This Shouldn't Exist. And Yet...
We Live in a World That Shouldn't Exist
"Now I die and vanish, and in an instant I am nothing. Souls are as mortal as bodies. But the knot of causes in which I am entangled recurs — it will create me again! I myself belong to the causes of eternal recurrence. I come again, with this sun, with this earth, with this eagle, with this serpent — not to a new life or a better life or a similar life: I eternally come again to this identical and selfsame life, in the greatest and even in the smallest, so that I again teach the eternal recurrence of all things. Let all things recur eternally — this is the highest possible approximation of a world of becoming to a world of being: the peak of contemplation." — On Eternal Recurrence, Nietzsche
Let's start with a well-grounded theory: space and time do not exist beyond the boundaries of our own consciousness.
From the scientifically established fact that Earth violates the symmetry of the universe - meaning there exists an insane number of physical constants that had to align perfectly for us to exist, with these extraordinarily complex, self-aware brains capable of observing their own existence - the probability of this event occurring is zero to the power of zero🌚
The simulation hypothesis and the holographic principle - my personal favorites in the department of reality being fundamentally not what it appears - trace back to a thought proposed by one brilliant scientist: Ludwig Boltzmann.

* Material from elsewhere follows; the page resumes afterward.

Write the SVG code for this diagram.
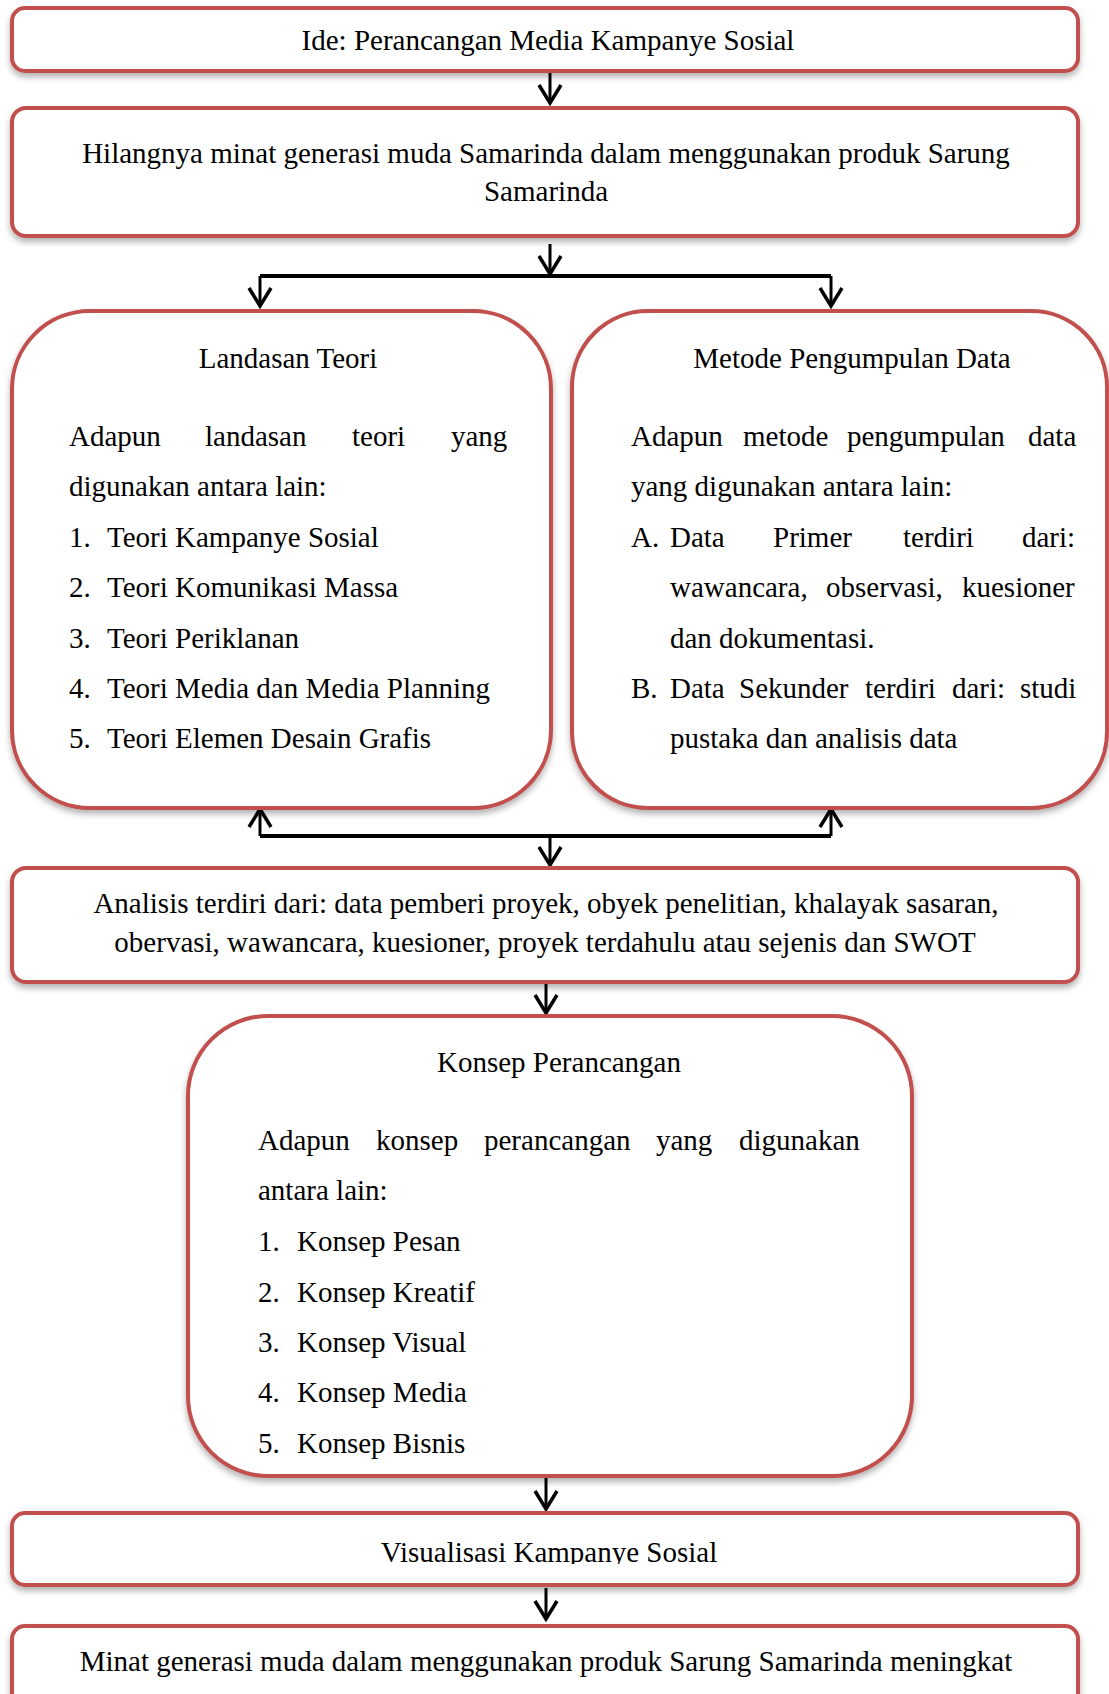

The Boltzmann Brain: the idea of a mind spontaneously crystallizing out of the void. In other words: why hasn't the universe already produced random, fully-formed analogs of human consciousness out of sheer fluctuation? Theoretically, assembling a single brain is far more improbable than generating an entire Earth populated with them. The random fluctuations required to kickstart natural selection are far simpler and less precise than those needed to conjure a Boltzmann Brain into existence.
The second law of thermodynamics tells us that entropy must increase over time - everything tends toward disorder. And yet, in certain pockets of the universe, order can spontaneously emerge through random fluctuations, provided that other regions simultaneously become more chaotic. We happen to inhabit one of the most extraordinarily ordered corners of existence. Consider: even a short strand of DNA is so precisely structured that the probability of it appearing through "random fluctuation" of physical matter is almost incomprehensibly small. However, one cell contains billions of base pairs. Complex organisms contain trillions of cells. Earth sustains millions of species.
Maybe the answer lies in infinite time and infinite space. This idea, that fluctuations become inevitable given enough of both, brings us to Nietzsche's pitiless doctrine of eternal recurrence: the Ouroboros I so desperately want tattooed on my ankle.. — which is cognitively destabilizing not because it can't be true, but because if it is, we might as well abandon any attempt to understand the universe and just keep trying to make sense of things anyway, because nothing means anything.
And yet, Nietzsche's concept of the Übermensch can say yes to exactly that world. Only the Übermensch can continue living after shedding every consoling illusion that religion, science, and philosophy have offered us as comfort.
For a literary portrait of this figure, I'd point you to Dreiser's Trilogy of Desire. For the physics underpinning all of this - Katie Mack's The End of Everything.